Individual Blog 8 Part 2----Floating in the Air

http://www.artnews.com/issues/article.asp?art_id=3084
                                                             The Spanish Manner



                                                             Floating in Air

During Goya lifetime, he only made seven albums. These include painting and drawings. The drawings are kept in a box to protect them from UV radiation. His drawing generate a great amount of imagination. The drawing are finished and they look like paintings. Goya uses inscription in his drawing but they are more complicated than cartoon. The reason is that the drawing can be interpreted in different ways. The drawing allow Goya to comment on his life with their great imagination without really being understood by the wrong people. I am trying to say that he can hide a message in the drawing like political without being detected. 
            “The Spanish Manner,” Rogozijo is one of the drawings that Goya drew. It was drawn I was drawn in the 1816-20. Two heavy dressed humans are in the drawing floating in the air with no ground below them. There are clouds in the sky. They are free floating in the air like in a vacuum. The inscription says that they are in the air because they are experiencing pure joy. There are castanets in the hand of the upper person. At the time Goya did the drawing, the castanets stood for happiness. That is understandable that they are swept of their feet by joy.  Further examining it brings about different questions: Whys are they old people?

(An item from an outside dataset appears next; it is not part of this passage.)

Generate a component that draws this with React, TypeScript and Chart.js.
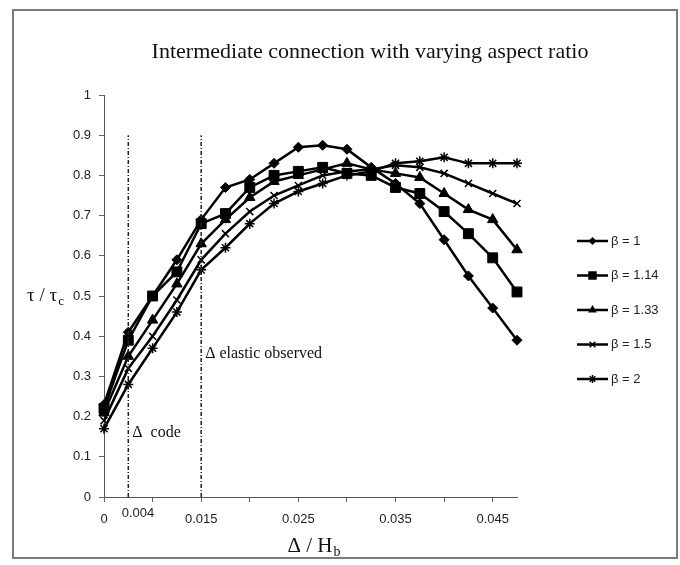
import React, { useEffect, useRef } from 'react';
import { Chart, registerables } from 'chart.js';

Chart.register(...registerables);

// ---- data ----
const driftValues = [0.005, 0.0075, 0.01, 0.0125, 0.015, 0.0175, 0.02, 0.0225, 0.025, 0.0275, 0.03, 0.0325, 0.035, 0.0375, 0.04, 0.0425, 0.045, 0.0475];
const seriesLabels = ['β = 1', 'β = 1.14', 'β = 1.33', 'β = 1.5', 'β = 2'];
const beta1 = [0.23, 0.41, 0.5, 0.59, 0.69, 0.77, 0.79, 0.83, 0.87, 0.875, 0.865, 0.82, 0.78, 0.73, 0.64, 0.55, 0.47, 0.39];
const beta114 = [0.22, 0.39, 0.5, 0.56, 0.68, 0.705, 0.77, 0.8, 0.81, 0.82, 0.805, 0.8, 0.77, 0.755, 0.71, 0.655, 0.595, 0.51];
const beta133 = [0.21, 0.35, 0.44, 0.53, 0.63, 0.69, 0.745, 0.785, 0.8, 0.815, 0.83, 0.815, 0.805, 0.795, 0.755, 0.715, 0.69, 0.615];
const beta15 = [0.19, 0.32, 0.4, 0.49, 0.59, 0.655, 0.71, 0.75, 0.775, 0.8, 0.81, 0.815, 0.825, 0.82, 0.805, 0.78, 0.755, 0.73];
const beta2 = [0.17, 0.28, 0.37, 0.46, 0.565, 0.62, 0.68, 0.73, 0.76, 0.78, 0.8, 0.81, 0.83, 0.835, 0.845, 0.83, 0.83, 0.83];
const seriesValues = [beta1, beta114, beta133, beta15, beta2];
const pointStyles = ['rectRot', 'rect', 'triangle', 'crossRot', 'star'];
const pointSizes = [5, 7, 6, 5, 5];

const xTickValues = [0.005, 0.01, 0.015, 0.02, 0.025, 0.03, 0.035, 0.04, 0.045];
const xTickLabels = ['0', '', '0.015', '', '0.025', '', '0.035', '', '0.045'];
const extraXLabel = '0.004';
const extraXLabelValue = 0.0085;
const yTickValues = [0, 0.1, 0.2, 0.3, 0.4, 0.5, 0.6, 0.7, 0.8, 0.9, 1];
const yTickLabels = ['0', '0.1', '0.2', '0.3', '0.4', '0.5', '0.6', '0.7', '0.8', '0.9', '1'];

const codeDrift = 0.0075;
const elasticDrift = 0.015;
const limitTop = 0.9;
const codeLabel = 'Δ  code';
const codeLabelY = 0.16;
const elasticLabel = 'Δ elastic observed';
const elasticLabelY = 0.357;

const titleText = 'Intermediate connection with varying aspect ratio';

const SERIF = '"Liberation Serif", "DejaVu Serif", serif';
const SANS = '"Liberation Sans", Arial, sans-serif';

function drawMarker(ctx: CanvasRenderingContext2D, style: string, x: number, y: number, r: number) {
  ctx.save();
  ctx.fillStyle = '#000';
  ctx.strokeStyle = '#000';
  ctx.lineWidth = 1.5;
  ctx.beginPath();
  if (style === 'rectRot') {
    ctx.moveTo(x, y - r); ctx.lineTo(x + r, y); ctx.lineTo(x, y + r); ctx.lineTo(x - r, y); ctx.closePath(); ctx.fill();
  } else if (style === 'rect') {
    const s = r * Math.SQRT1_2;
    ctx.rect(x - s, y - s, 2 * s, 2 * s); ctx.fill();
  } else if (style === 'triangle') {
    ctx.moveTo(x, y - r); ctx.lineTo(x + r * 0.866, y + r * 0.5); ctx.lineTo(x - r * 0.866, y + r * 0.5); ctx.closePath(); ctx.fill();
  } else if (style === 'crossRot') {
    const s = r * Math.SQRT1_2;
    ctx.moveTo(x - s, y - s); ctx.lineTo(x + s, y + s); ctx.moveTo(x + s, y - s); ctx.lineTo(x - s, y + s); ctx.stroke();
  } else if (style === 'star') {
    const s = r * Math.SQRT1_2;
    ctx.moveTo(x - s, y - s); ctx.lineTo(x + s, y + s); ctx.moveTo(x + s, y - s); ctx.lineTo(x - s, y + s);
    ctx.moveTo(x, y - r); ctx.lineTo(x, y + r); ctx.stroke();
  }
  ctx.restore();
}

function drawSubText(ctx: CanvasRenderingContext2D, main: string, sub: string, cx: number, cy: number, size: number) {
  ctx.save();
  ctx.fillStyle = '#111';
  ctx.textBaseline = 'middle';
  ctx.textAlign = 'left';
  ctx.font = `${size}px ${SERIF}`;
  const w1 = ctx.measureText(main).width;
  ctx.font = `${Math.round(size * 0.68)}px ${SERIF}`;
  const w2 = ctx.measureText(sub).width;
  const start = cx - (w1 + w2) / 2;
  ctx.font = `${size}px ${SERIF}`;
  ctx.fillText(main, start, cy);
  ctx.font = `${Math.round(size * 0.68)}px ${SERIF}`;
  ctx.fillText(sub, start + w1 + 1, cy + size * 0.3);
  ctx.restore();
}

const decorPlugin = {
  id: 'decor',
  beforeDraw(chart: any) {
    const ctx = chart.ctx as CanvasRenderingContext2D;
    ctx.save();
    ctx.fillStyle = '#fff';
    ctx.fillRect(0, 0, chart.width, chart.height);
    ctx.restore();
  },
  afterDraw(chart: any) {
    const ctx = chart.ctx as CanvasRenderingContext2D;
    const xs = chart.scales.x;
    const ys = chart.scales.y;
    ctx.save();
    // frame
    ctx.strokeStyle = '#7a7a7a';
    ctx.lineWidth = 2;
    ctx.strokeRect(13, 10, 664, 548);
    // title
    ctx.fillStyle = '#111';
    ctx.font = `22px ${SERIF}`;
    ctx.textAlign = 'center';
    ctx.textBaseline = 'middle';
    ctx.fillText(titleText, 370, 52);
    // annotations
    ctx.font = `16px ${SERIF}`;
    ctx.textAlign = 'left';
    ctx.fillText(codeLabel, xs.getPixelForValue(codeDrift) + 4, ys.getPixelForValue(codeLabelY));
    ctx.fillText(elasticLabel, xs.getPixelForValue(elasticDrift) + 4, ys.getPixelForValue(elasticLabelY));
    // extra x label
    ctx.font = `13px ${SANS}`;
    ctx.fillStyle = '#222';
    ctx.textAlign = 'center';
    ctx.fillText(extraXLabel, xs.getPixelForValue(extraXLabelValue), xs.bottom - 52);
    ctx.restore();
    // axis titles
    drawSubText(ctx, 'Δ / H', 'b', (xs.left + xs.right) / 2 + 3, 546, 21);
    drawSubText(ctx, 'τ / τ', 'c', 45, 296, 19);
    // legend
    ctx.save();
    for (let i = 0; i < seriesLabels.length; i++) {
      const ly = 241 + i * 34.5;
      ctx.strokeStyle = '#000';
      ctx.lineWidth = 2.5;
      ctx.beginPath();
      ctx.moveTo(577, ly);
      ctx.lineTo(608, ly);
      ctx.stroke();
      drawMarker(ctx, pointStyles[i], 592.5, ly, pointSizes[i] - 1);
      ctx.fillStyle = '#222';
      ctx.font = `13px ${SANS}`;
      ctx.textAlign = 'left';
      ctx.textBaseline = 'middle';
      ctx.fillText(seriesLabels[i], 611, ly);
    }
    ctx.restore();
  },
};

export default function App() {
  const canvasRef = useRef<HTMLCanvasElement | null>(null);

  useEffect(() => {
    if (!canvasRef.current) return;
    const seriesDatasets = seriesValues.map((vals, i) => ({
      label: seriesLabels[i],
      data: vals.map((v, j) => ({ x: driftValues[j], y: v })),
      borderColor: '#000',
      backgroundColor: '#000',
      borderWidth: 2.5,
      pointStyle: pointStyles[i] as any,
      pointRadius: pointSizes[i],
      pointBackgroundColor: '#000',
      pointBorderColor: '#000',
      pointBorderWidth: i >= 3 ? 1.5 : 1,
      tension: 0,
      clip: false as any,
    }));
    const limitDataset = (xv: number) => ({
      label: '',
      data: [{ x: xv, y: 0 }, { x: xv, y: limitTop }],
      borderColor: '#222',
      borderWidth: 1.5,
      borderDash: [4, 2, 1, 2],
      pointRadius: 0,
      clip: false as any,
    });
    const chart = new Chart(canvasRef.current, {
      type: 'line',
      data: { datasets: [limitDataset(codeDrift), limitDataset(elasticDrift), ...seriesDatasets] as any },
      options: {
        responsive: false,
        animation: false,
        layout: { padding: { left: 0, top: 95, right: 163, bottom: 0 } },
        plugins: { legend: { display: false }, tooltip: { enabled: false }, title: { display: false } },
        scales: {
          x: {
            type: 'linear',
            min: 0.005,
            max: 0.0475,
            afterBuildTicks: (scale: any) => { scale.ticks = xTickValues.map((v) => ({ value: v })); },
            afterFit: (scale: any) => { scale.height = 68; },
            ticks: {
              autoSkip: false,
              maxRotation: 0,
              padding: 10,
              color: '#222',
              font: { family: SANS, size: 13 },
              callback: (_v: any, i: number) => xTickLabels[i],
            },
            grid: { drawOnChartArea: false, drawTicks: true, tickLength: 5, color: '#666' },
            border: { color: '#555', width: 1 },
          },
          y: {
            type: 'linear',
            min: 0,
            max: 1,
            afterBuildTicks: (scale: any) => { scale.ticks = yTickValues.map((v) => ({ value: v })); },
            afterFit: (scale: any) => { scale.width = 104; },
            ticks: {
              autoSkip: false,
              padding: 8,
              color: '#222',
              font: { family: SANS, size: 13 },
              callback: (_v: any, i: number) => yTickLabels[i],
            },
            grid: { drawOnChartArea: false, drawTicks: true, tickLength: 5, color: '#666' },
            border: { color: '#555', width: 1 },
          },
        },
      },
      plugins: [decorPlugin],
    });
    return () => chart.destroy();
  }, []);

  return (
    <div style={{ position: 'fixed', left: 0, top: 0, width: 680, height: 565, background: '#fff' }}>
      <canvas ref={canvasRef} width={680} height={565} style={{ display: 'block' }} />
    </div>
  );
}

Old people can experience joy, but there is an unattractive physical appearance displayed by the figures. Another question is, “Are they real people?” This is an open ended question. It depends on what the observer thinks. There is no exact answer provided for the question. Goya is very ambiguous in his drawing.  The drawing of the garments is done fine. He used shadow and light in the drawing like on the skirt.
             I agree with the author that Goya drawing do induce great amount of imagination. He is making the observer think in many ways to interpret the artist true intention. The thesis is that Goya drawings are open-ended in interpretation. The author explains his point through the article like the absence of the ground make one think that the figures are in the air, or maybe they are dead etc…. This reminds me of the Parthenon article about why they the architect made to curvatures. One can not know an exact intention of the artist or architect.